- _Work to be completed_: Take the lines from the beginning of the material through the line containing "limit_b = [5] * len(sites)" and retype them exactly, leaving the pictures out.

- _Given information_:

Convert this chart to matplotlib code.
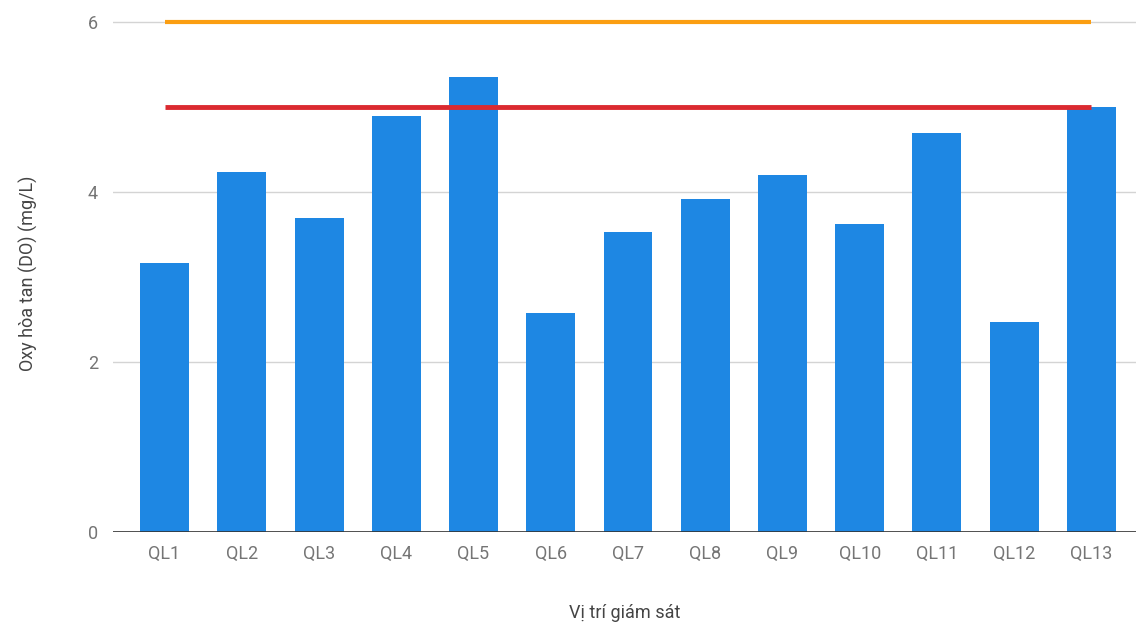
import matplotlib.pyplot as plt

plt.rcParams['font.family'] = ['Roboto', 'DejaVu Sans']

sites = ['QL1', 'QL2', 'QL3', 'QL4', 'QL5', 'QL6', 'QL7', 'QL8', 'QL9', 'QL10', 'QL11', 'QL12', 'QL13']
do_values = [3.17, 4.24, 3.70, 4.90, 5.36, 2.58, 3.53, 3.92, 4.20, 3.62, 4.70, 2.47, 5.00]
limit_a = [6] * len(sites)
limit_b = [5] * len(sites)

fig = plt.figure(figsize=(11.36, 6.24), dpi=100)
ax = fig.add_axes([0.0995, 0.1474, 0.9005, 0.8306])

x = list(range(len(sites)))
ax.bar(x, do_values, width=0.634, color='#1e87e3', zorder=2)
ax.plot(x, limit_a, color='#fb9e12', linewidth=3, zorder=3, solid_capstyle='butt')
ax.plot(x, limit_b, color='#db2a30', linewidth=3.5, zorder=3, solid_capstyle='butt')

ax.set_xlim(-0.667, 12.577)
ax.set_ylim(0, 6.1)
ax.set_yticks([0, 2, 4, 6])
ax.set_xticks(x)
ax.set_xticklabels(sites)
ax.grid(axis='y', color='#d4d4d4', linewidth=1, zorder=0)
ax.axhline(0, color='#333333', linewidth=1.2, zorder=4)
for s in ax.spines.values():
    s.set_visible(False)
ax.tick_params(length=0, labelsize=13, labelcolor='#757575', pad=9)
ax.tick_params(axis='y', pad=11)

ax.set_ylabel('Oxy hòa tan (DO) (mg/L)', fontsize=13, color='#444444', labelpad=36)
ax.set_xlabel('Vị trí giám sát', fontsize=13, color='#444444', labelpad=30)

fig.savefig('out.png', dpi=100)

- _Exercise response_:
Convert this chart to matplotlib code.
import matplotlib.pyplot as plt

plt.rcParams['font.family'] = ['Roboto', 'DejaVu Sans']

sites = ['QL1', 'QL2', 'QL3', 'QL4', 'QL5', 'QL6', 'QL7', 'QL8', 'QL9', 'QL10', 'QL11', 'QL12', 'QL13']
do_values = [3.17, 4.24, 3.70, 4.90, 5.36, 2.58, 3.53, 3.92, 4.20, 3.62, 4.70, 2.47, 5.00]
limit_a = [6] * len(sites)
limit_b = [5] * len(sites)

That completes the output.